Des photos sensibles... et encore plus de vedettes

L'«espion des vedettes» Pascal Desgagnés

Un policier-analyste qui préfère éviter de revoir des images. En une scène, la juge Rachel Gagnon de la Cour du Québec, qui décidera de la culpabilité ou de l’innocence du présumé «espion des vedettes» Pascal Desgagnés, a pu mesurer le côté sensible des photos subtilisées aux victimes.


Le policier-analyste en informatique Antoine Salame de la police de Longueuil en est à sa cinquième journée à la barre des témoins. La fatigue commence à se faire sentir.

À la demande de la Couronne, il dépose, les uns après les autres, des centaines de fichiers informatiques qui auraient été trouvés dans les ordinateurs de Desgagnés en 2018 et qui servent de preuve au procès. L’informaticien de 48 ans, consultant dans plusieurs ministères et organismes, est accusé de s’être introduit dans les comptes personnels de dizaines de personnes, dont plusieurs personnalités publiques.

Au total, le policier a eu entre les mains 5000 vidéos et 80 000 photos. Le service de police de Longueuil a dû utiliser la technique de reconnaissance faciale pour bien identifier les images.
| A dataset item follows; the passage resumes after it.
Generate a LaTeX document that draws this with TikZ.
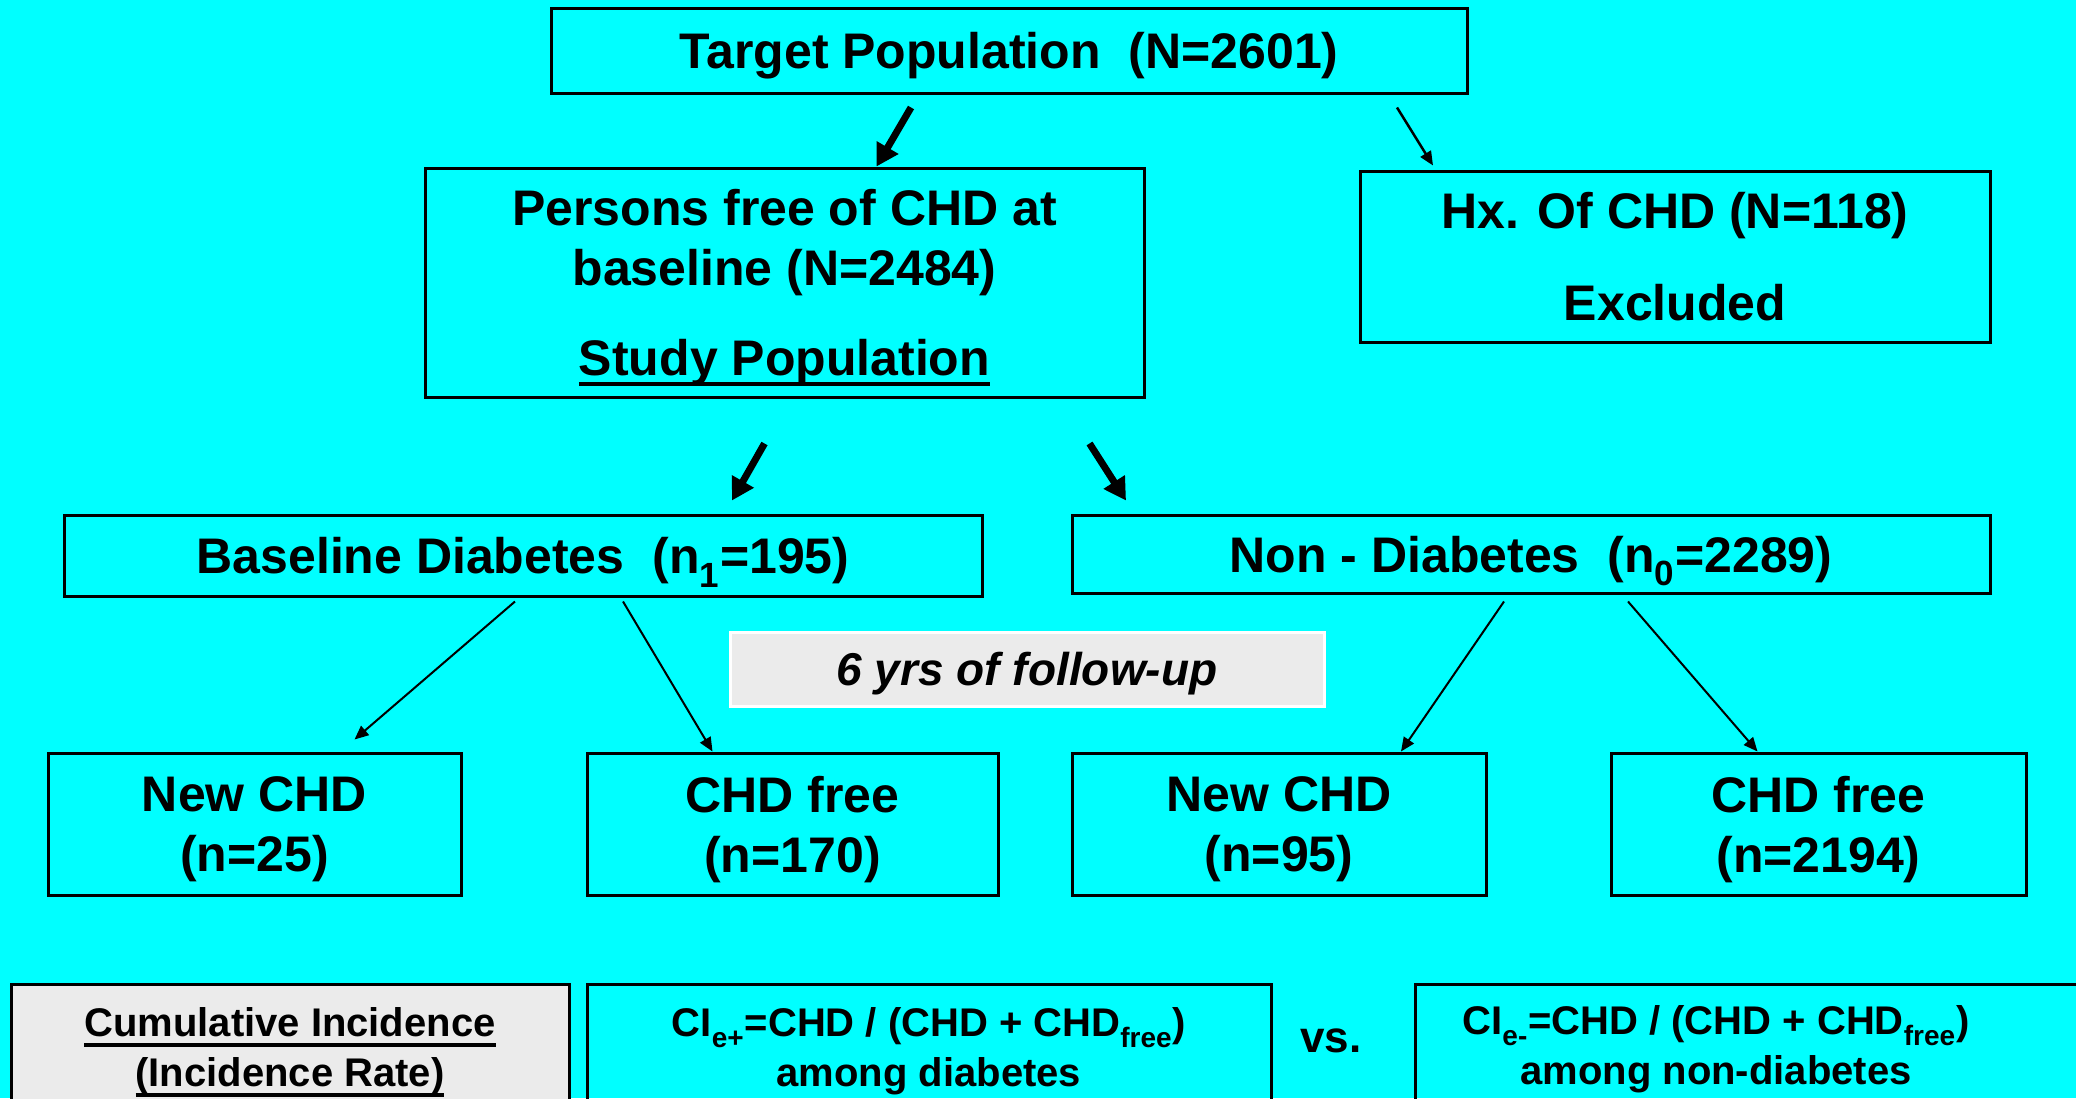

Les 28 personnes qui ont porté plainte à la police ont regardé les photos et les vidéos avec les policiers pour confirmer qu’il s’agissait bien de clichés qu’ils avaient pris eux-mêmes ou qui étaient dans leur téléphone cellulaire.

La juge Gagnon regarde les images qui défilent sur un écran caché au public. Rappelons qu’une ordonnance de non-publication couvre l’identité des plaignants et le contenu des données volées.

Pas une autre fois

Au milieu des images plus anodines, surgissent des photos à caractère sexuel dérobées dans le téléphone d’une vedette. Le policier Antoine Salame prévient qu’il va détourner le regard. «Je ne veux pas les regarder une autre fois», lance-t-il.

L’analyste explique comment un logiciel lui a permis de remonter l’historique des fureteurs internet de l’accusé. Il a ainsi pu voir les fichiers visionnés, que le contenu soit présent ou même effacé dans certains cas.

En contre-interrogatoire, le policier s’impatiente face aux questions de l’informaticien. «L’accusé me pose des questions comme s’il ne connaît pas les machines virtuelles alors qu’il en avait une vingtaine dans ses ordinateurs!» lance M. Salamé, irrité.

Pascal Desgagnés veut savoir si, au moment de la perquisition, son matériel avait pu être contaminé par un virus de type «cheval de Troie» (logiciel malveillant installé à l’insu de l’utilisateur). Réponse : non.

L’analyste a-t-il la preuve physique que l’accusé était devant l’ordinateur au moment des connexions dans les comptes des victimes? L'analyste, qui a seulement jonglé avec les données informatiques, n’est pas le bon témoin pour répondre à cette question, tranche la juge Gagnon.

Encore plus de vedettes

Radio-Canada a obtenu un document déposé par la poursuite et détaillant encore davantage le fichier d'indexation trouvé dans le contenu effacé de l'ordinateur de Desgagnés. Ce fichier, récupéré par la police, compterait plus de 500 noms, dont plusieurs personnalités comme les membres du Canadien de Montréal Carey Price et Brendan Gallagher et plusieurs artistes connus, tels Louis-José Houde, Marie-Pier Morin, Louis-Jean Cormier et Charlotte Cardin.

Toutes ces personnalités ne sont pas considérées comme des victimes.

Le procès se poursuit pour au moins trois semaines, avec les témoignages d’autres policiers spécialisés en informatique. Les plaignants témoigneront par la suite.